Experimental data: For the experimental data acquired with elongated confocal volumes, a stock solution of Cy3B (mono-reactive NHS ester, GE Healthcare) was prepared by dissolving a small amount of solid in 1 mL of doubly-distilled water, and its concentration was determined from the absorbance of the solution using the extinction coefficient provided by the vendors. A 10 nm solution was then prepared by appropriate dilution of the stock and measured on a silicone perfusion chamber mounted on a glass coverslip. Fluorescent beads were purchased from ThermoFisher (Catalog number: F8792. Lot number: 1604237). The average diameter was 0.046 μm as indicated in the certificate of analysis provided by the vendors. Suspensions for FCS measurements were prepared by adding 3 μL of stock solution (9.4 × 1014 particles/mL) to 1 mL of water and sonicating the mixture for 20 min. Measurements were carried out using a home-built instrument. A 532 nm continuous-wave laser (Compass 215M-10, Coherent, Santa Clara, CA) was attenuated to 100 μW and focused onto an PlanApo 100 ×, 1.4 NA, oil-immersion, objective (Olympus, Center Valley, PA). Emitted fluorescence was collected using the same objective and then passed through a 50 μm pinhole to reject the out-of-focus light. The signal was detected using a silicon avalanche photodiode (SPCM-AQR-14; Perkin-Elmer, Fremont, CA). A bandpass filter (Omega 3RD560-620) in front of the detector was employed to further reduce the background signal and an ALV correlator card (ALV 5000/EPP, ALV-GmbH, Langen, Germany) was used to correlate the detected fluorescence signal. Data for our analysis were acquired with 100 μs resolution using a PCI-6602 acquisition card (National Instruments, Austin, TX). Measurements have been tested for saturation separately and shown on Supplementary Fig. 11.

For the experimental data acquired with elliptical confocal volumes, Cy3 dye and Cy3-labeled streptavidin solutions were prepared by suspending Cy3 or streptavidin in glycerol/buffer (pH 7.5, 10 mm Tris-HCl,100 mm NaCl and 10 mm KCl, 2.5 mm CaCl2) at different v/v, to a final concentration of either 100 pm or 1 nm. The solutions were added onto a glass-bottomed fluid-cell, mounted on a custom designed single-molecule fluorescence confocal microscope68,69 and a 532 nm laser beam was focused to a diffraction-limited spot on the glass coverslip of the fluid-cell using a × 60, 1.42 NA, oil-immersion objective (Olympus).

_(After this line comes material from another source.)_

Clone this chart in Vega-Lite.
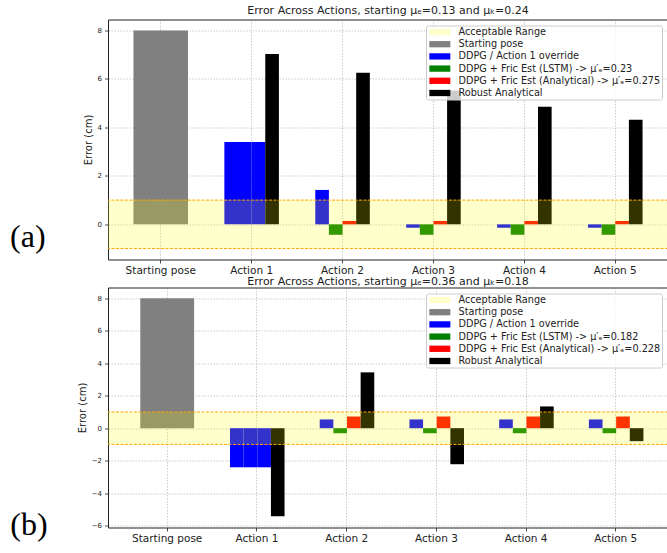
{
  "$schema": "https://vega.github.io/schema/vega-lite/v6.json",
  "padding": {"left": 10, "top": 3.5, "right": 0, "bottom": 0},
  "background": "white",
  "config": {
    "font": "DejaVu Sans",
    "view": {"stroke": "#222222", "strokeWidth": 1},
    "axis": {"domain": false, "grid": true, "gridColor": "#808080", "gridOpacity": 0.5, "gridDash": [1.5, 1.5], "gridWidth": 0.8, "tickColor": "#222222", "tickSize": 3.5, "tickWidth": 0.8, "labelColor": "#222222", "labelFont": "DejaVu Sans", "titleFont": "DejaVu Sans", "titleFontWeight": "normal", "titleColor": "#222222", "zindex": 1, "labelOverlap": false},
    "axisX": {"labelFontSize": 10.5, "labelPadding": 2, "labelAngle": 0},
    "axisY": {"labelFontSize": 7, "labelPadding": 3, "titleFontSize": 10, "titlePadding": 4},
    "legend": {"orient": "top-right", "offset": 6, "fillColor": "rgba(255,255,255,0.8)", "strokeColor": "#cccccc", "cornerRadius": 2, "padding": 1, "labelFont": "DejaVu Sans", "labelFontSize": 9.7, "labelColor": "#222222", "labelLimit": 400, "symbolType": "M-0.6,-0.6H3.4V0.6H-0.6Z", "symbolSize": 110, "symbolStrokeWidth": 0, "symbolOpacity": 1, "rowPadding": 1.2, "labelOffset": 20.5}
  },
  "datasets": {
    "a": [
      {"step": "Starting pose", "method": "Start", "series": "Starting pose", "error": 8.0},
      {"step": "Action 1", "method": "DDPG", "series": "DDPG / Action 1 override", "error": 3.40},
      {"step": "Action 1", "method": "LSTM", "series": "DDPG / Action 1 override", "error": 3.40},
      {"step": "Action 1", "method": "Analytical", "series": "DDPG / Action 1 override", "error": 3.40},
      {"step": "Action 1", "method": "Robust", "series": "Robust Analytical", "error": 7.03},
      {"step": "Action 2", "method": "DDPG", "series": "DDPG / Action 1 override", "error": 1.42},
      {"step": "Action 2", "method": "LSTM", "series": "DDPG + Fric Est (LSTM) -> μ′ₑ=0.23", "error": -0.43},
      {"step": "Action 2", "method": "Analytical", "series": "DDPG + Fric Est (Analytical) -> μ′ₑ=0.275", "error": 0.14},
      {"step": "Action 2", "method": "Robust", "series": "Robust Analytical", "error": 6.25},
      {"step": "Action 3", "method": "DDPG", "series": "DDPG / Action 1 override", "error": -0.14},
      {"step": "Action 3", "method": "LSTM", "series": "DDPG + Fric Est (LSTM) -> μ′ₑ=0.23", "error": -0.43},
      {"step": "Action 3", "method": "Analytical", "series": "DDPG + Fric Est (Analytical) -> μ′ₑ=0.275", "error": 0.14},
      {"step": "Action 3", "method": "Robust", "series": "Robust Analytical", "error": 5.52},
      {"step": "Action 4", "method": "DDPG", "series": "DDPG / Action 1 override", "error": -0.14},
      {"step": "Action 4", "method": "LSTM", "series": "DDPG + Fric Est (LSTM) -> μ′ₑ=0.23", "error": -0.43},
      {"step": "Action 4", "method": "Analytical", "series": "DDPG + Fric Est (Analytical) -> μ′ₑ=0.275", "error": 0.14},
      {"step": "Action 4", "method": "Robust", "series": "Robust Analytical", "error": 4.85},
      {"step": "Action 5", "method": "DDPG", "series": "DDPG / Action 1 override", "error": -0.14},
      {"step": "Action 5", "method": "LSTM", "series": "DDPG + Fric Est (LSTM) -> μ′ₑ=0.23", "error": -0.43},
      {"step": "Action 5", "method": "Analytical", "series": "DDPG + Fric Est (Analytical) -> μ′ₑ=0.275", "error": 0.14},
      {"step": "Action 5", "method": "Robust", "series": "Robust Analytical", "error": 4.31}
    ],
    "b": [
      {"step": "Starting pose", "method": "Start", "series": "Starting pose", "error": 8.0},
      {"step": "Action 1", "method": "DDPG", "series": "DDPG / Action 1 override", "error": -2.41},
      {"step": "Action 1", "method": "LSTM", "series": "DDPG / Action 1 override", "error": -2.41},
      {"step": "Action 1", "method": "Analytical", "series": "DDPG / Action 1 override", "error": -2.41},
      {"step": "Action 1", "method": "Robust", "series": "Robust Analytical", "error": -5.43},
      {"step": "Action 2", "method": "DDPG", "series": "DDPG / Action 1 override", "error": 0.54},
      {"step": "Action 2", "method": "LSTM", "series": "DDPG + Fric Est (LSTM) -> μ′ₑ=0.182", "error": -0.31},
      {"step": "Action 2", "method": "Analytical", "series": "DDPG + Fric Est (Analytical) -> μ′ₑ=0.228", "error": 0.72},
      {"step": "Action 2", "method": "Robust", "series": "Robust Analytical", "error": 3.44},
      {"step": "Action 3", "method": "DDPG", "series": "DDPG / Action 1 override", "error": 0.54},
      {"step": "Action 3", "method": "LSTM", "series": "DDPG + Fric Est (LSTM) -> μ′ₑ=0.182", "error": -0.31},
      {"step": "Action 3", "method": "Analytical", "series": "DDPG + Fric Est (Analytical) -> μ′ₑ=0.228", "error": 0.72},
      {"step": "Action 3", "method": "Robust", "series": "Robust Analytical", "error": -2.22},
      {"step": "Action 4", "method": "DDPG", "series": "DDPG / Action 1 override", "error": 0.54},
      {"step": "Action 4", "method": "LSTM", "series": "DDPG + Fric Est (LSTM) -> μ′ₑ=0.182", "error": -0.31},
      {"step": "Action 4", "method": "Analytical", "series": "DDPG + Fric Est (Analytical) -> μ′ₑ=0.228", "error": 0.72},
      {"step": "Action 4", "method": "Robust", "series": "Robust Analytical", "error": 1.34},
      {"step": "Action 5", "method": "DDPG", "series": "DDPG / Action 1 override", "error": 0.54},
      {"step": "Action 5", "method": "LSTM", "series": "DDPG + Fric Est (LSTM) -> μ′ₑ=0.182", "error": -0.31},
      {"step": "Action 5", "method": "Analytical", "series": "DDPG + Fric Est (Analytical) -> μ′ₑ=0.228", "error": 0.72},
      {"step": "Action 5", "method": "Robust", "series": "Robust Analytical", "error": -0.80}
    ]
  },
  "concat": [
    {
      "title": {"text": "(a)", "orient": "left", "anchor": "start", "angle": 0, "font": "Liberation Serif", "fontSize": 32, "fontWeight": "normal", "color": "#000000", "offset": 37, "baseline": "bottom", "dy": -22},
      "resolve": {"scale": {"color": "independent"}, "legend": {"color": "independent"}},
      "vconcat": [
        {
          "title": {"text": "Error Across Actions, starting μₑ=0.13 and μₖ=0.24", "font": "DejaVu Sans", "fontSize": 11, "fontWeight": "normal", "color": "#222222", "offset": 4, "anchor": "middle"},
          "width": 560,
          "height": 240,
          "data": {"name": "a"},
          "layer": [
            {
              "transform": [{"filter": "datum.step === 'Starting pose'"}],
              "mark": {"type": "bar"},
              "encoding": {
                "x": {"field": "step", "type": "nominal", "scale": {"domain": ["Starting pose", "Action 1", "Action 2", "Action 3", "Action 4", "Action 5"], "paddingInner": 0.4, "paddingOuter": 0.28}, "axis": {"title": null, "bandPosition": 0.5}},
                "y": {"field": "error", "type": "quantitative", "title": "Error (cm)", "scale": {"domain": [-1.45, 8.45], "nice": false, "zero": false}, "axis": {"values": [0, 2, 4, 6, 8], "labelOverlap": false}},
                "color": {"field": "series", "type": "nominal", "scale": {"domain": ["Acceptable Range", "Starting pose", "DDPG / Action 1 override", "DDPG + Fric Est (LSTM) -> μ′ₑ=0.23", "DDPG + Fric Est (Analytical) -> μ′ₑ=0.275", "Robust Analytical"], "range": ["#ffffcc", "#808080", "#0000ff", "#008000", "#ff0000", "#000000"]}, "legend": {"title": null}}
              }
            },
            {
              "transform": [{"filter": "datum.step !== 'Starting pose'"}],
              "mark": {"type": "bar"},
              "encoding": {
                "x": {"field": "step", "type": "nominal"},
                "xOffset": {"field": "method", "type": "nominal", "scale": {"domain": ["DDPG", "LSTM", "Analytical", "Robust"], "paddingInner": 0, "paddingOuter": 0}},
                "y": {"field": "error", "type": "quantitative", "title": "Error (cm)"},
                "color": {"field": "series", "type": "nominal"}
              }
            },
            {
              "data": {"values": [{"lo": -1, "hi": 1}]},
              "mark": {"type": "rect", "color": "#ffff00", "opacity": 0.2},
              "encoding": {
                "y": {"field": "lo", "type": "quantitative", "title": "Error (cm)"},
                "y2": {"field": "hi"}
              }
            },
            {
              "data": {"values": [{"limit": -1}, {"limit": 1}]},
              "mark": {"type": "rule", "color": "#ffa500", "strokeDash": [3, 1.5], "strokeWidth": 1},
              "encoding": {
                "y": {"field": "limit", "type": "quantitative", "title": "Error (cm)"}
              }
            }
          ]
        }
      ]
    },
    {
      "title": {"text": "(b)", "orient": "left", "anchor": "start", "angle": 0, "font": "Liberation Serif", "fontSize": 32, "fontWeight": "normal", "color": "#000000", "offset": 29, "baseline": "bottom", "dy": -2},
      "resolve": {"scale": {"color": "independent"}, "legend": {"color": "independent"}},
      "vconcat": [
        {
          "title": {"text": "Error Across Actions, starting μₑ=0.36 and μₖ=0.18", "font": "DejaVu Sans", "fontSize": 11, "fontWeight": "normal", "color": "#222222", "offset": 1, "anchor": "middle"},
          "width": 560,
          "height": 240,
          "data": {"name": "b"},
          "layer": [
            {
              "transform": [{"filter": "datum.step === 'Starting pose'"}],
              "mark": {"type": "bar"},
              "encoding": {
                "x": {"field": "step", "type": "nominal", "scale": {"domain": ["Starting pose", "Action 1", "Action 2", "Action 3", "Action 4", "Action 5"], "paddingInner": 0.4, "paddingOuter": 0.3208, "align": 0.5608}, "axis": {"title": null, "bandPosition": 0.5}},
                "y": {"field": "error", "type": "quantitative", "title": "Error (cm)", "scale": {"domain": [-6.12, 8.67], "nice": false, "zero": false}, "axis": {"values": [-6, -4, -2, 0, 2, 4, 6, 8], "labelOverlap": false, "tickCount": 8}},
                "color": {"field": "series", "type": "nominal", "scale": {"domain": ["Acceptable Range", "Starting pose", "DDPG / Action 1 override", "DDPG + Fric Est (LSTM) -> μ′ₑ=0.182", "DDPG + Fric Est (Analytical) -> μ′ₑ=0.228", "Robust Analytical"], "range": ["#ffffcc", "#808080", "#0000ff", "#008000", "#ff0000", "#000000"]}, "legend": {"title": null}}
              }
            },
            {
              "transform": [{"filter": "datum.step !== 'Starting pose'"}],
              "mark": {"type": "bar"},
              "encoding": {
                "x": {"field": "step", "type": "nominal"},
                "xOffset": {"field": "method", "type": "nominal", "scale": {"domain": ["DDPG", "LSTM", "Analytical", "Robust"], "paddingInner": 0, "paddingOuter": 0}},
                "y": {"field": "error", "type": "quantitative", "title": "Error (cm)"},
                "color": {"field": "series", "type": "nominal"}
              }
            },
            {
              "data": {"values": [{"lo": -1, "hi": 1}]},
              "mark": {"type": "rect", "color": "#ffff00", "opacity": 0.2},
              "encoding": {
                "y": {"field": "lo", "type": "quantitative", "title": "Error (cm)"},
                "y2": {"field": "hi"}
              }
            },
            {
              "data": {"values": [{"limit": -1}, {"limit": 1}]},
              "mark": {"type": "rule", "color": "#ffa500", "strokeDash": [3, 1.5], "strokeWidth": 1},
              "encoding": {
                "y": {"field": "limit", "type": "quantitative", "title": "Error (cm)"}
              }
            }
          ]
        }
      ]
    }
  ],
  "columns": 1,
  "align": "none",
  "spacing": -2,
  "resolve": {"scale": {"color": "independent"}, "legend": {"color": "independent"}}
}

The laser power was measured before the objective and the beam was reflected by a dichroic and focused by the objective on to the sample. The dichroic reflected 95% of the intensity on to the objective. Emitted fluorescence was collected by the same objective and focused onto the detection face of a Single Photon Avalanche Diode (SPAD, Micro Photon Devices) that has a maximum count rate of 11.8 Mc/s. A bandpass filter was placed in front of the detector to transmit only the fluorescence from Cy3 and to block the back-scattered excitation light. TTL pulses, triggered by the arrival of individual photons on the SPAD, were timestamped and recorded at 80 MHz by a field programmable gated array (FPGA, NI Instruments) using custom LabVIEW software69 and initially binned at 100 μs.